When speaking with Joe Rogan on his podcast, he described their (meaning guitarist Adam Jones, bassist Justin Chancellor and drummer Danny Carey) process as “so drawn out.” Keenan continued saying “Their process is very analytical,” and that the process is a “tedious one.”
“And they’re always going back over things and questioning what they did and stepping back and going back farther and going forward and, in a way, they’re laying a foundation, they’re putting in the footings for a house.”
According to Keenan, that makes writing vocals and completing songs (on his end at least) difficult. “So I can’t write melodies until the footings are in place. I can’t write words until the melodies are in place. I can’t build walls and then start decorating this place until the foundation is in place. ‘Cause if they keep chaing the foundation…the melodies change, and then the story, of course, isn’t getting written. So that’s where we are.”

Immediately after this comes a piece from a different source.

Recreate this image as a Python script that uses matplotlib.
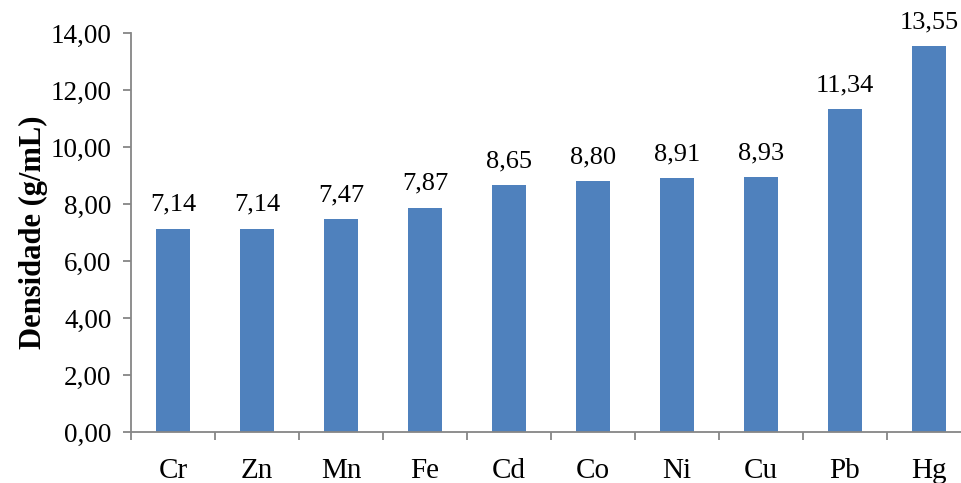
import matplotlib
matplotlib.use("Agg")
import matplotlib.pyplot as plt
from matplotlib.ticker import FixedLocator, FuncFormatter

plt.rcParams['font.family'] = ['Liberation Serif', 'DejaVu Serif']

elements = ["Cr", "Zn", "Mn", "Fe", "Cd", "Co", "Ni", "Cu", "Pb", "Hg"]
densities = [7.14, 7.14, 7.47, 7.87, 8.65, 8.80, 8.91, 8.93, 11.34, 13.55]
y_ticks = [0, 2, 4, 6, 8, 10, 12, 14]

W, H = 962, 483
fig = plt.figure(figsize=(W / 100, H / 100), dpi=100)
ax = fig.add_axes([131 / W, 51 / H, 840 / W, 399 / H])

axis_color = "#868686"
bar_color = "#4F81BD"

x = list(range(len(elements)))
ax.bar(x, densities, width=0.4, color=bar_color, zorder=2)

for xi, v in zip(x, densities):
    ax.text(xi, v + 0.45, f"{v:.2f}".replace(".", ","), ha="center", va="bottom",
            fontsize=19, color="black")

ax.set_xlim(-0.5, len(elements) - 0.5)
ax.set_ylim(0, 14)

ax.set_yticks(y_ticks)
ax.yaxis.set_major_formatter(FuncFormatter(lambda v, p: f"{v:.2f}".replace(".", ",")))

ax.set_xticks(x)
ax.set_xticklabels(elements)
ax.xaxis.set_minor_locator(FixedLocator([i - 0.5 for i in range(len(elements) + 1)]))
ax.tick_params(axis="x", which="major", length=0, pad=19, labelsize=21)
ax.tick_params(axis="x", which="minor", length=6, width=1.3, color=axis_color, direction="out")
ax.tick_params(axis="y", length=6, width=1.3, color=axis_color, direction="out", pad=8, labelsize=19.5)

for side in ["top", "right"]:
    ax.spines[side].set_visible(False)
for side in ["left", "bottom"]:
    ax.spines[side].set_color(axis_color)
    ax.spines[side].set_linewidth(1.3)

ax.set_ylabel("Densidade (g/mL)", fontsize=22, fontweight="bold", labelpad=2)

fig.savefig("out.png", dpi=100)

Keenan elaborated further saying “I’ve had instances where I’ve started to write stuff, and by the time I actually got it around and back and we were actually listening and whatever, the song had gone in a completely different direction, so everything that was written, melody-wise or lyric-wise, was completely irrelevant now, and I have to start over.”
The singer notes that the bands process is a contrast to his. “My desire to move forward—go, go, go—and get things done…I’m always butting heads with the guys in Tool to get those things done, and its just not their process.”
Keenan also notes that the pressure behind the passionately anticipated album might have played into the band’s mental state. “…maybe because so much time has gone by from the last album, there has to be a little bit of fear in here. ‘Is this record gonna be as good as the last one?’”
Despite the comments, Keenan says that he doesn’t take the fluctuation personal, and says that what they’re doing is “wonderful…I completely back what they’re doing. There’s no other way for them to do it.”
While we will likely not get a Tool album this year, the spike in activity from the band lately can let fans be cautiously optimistic.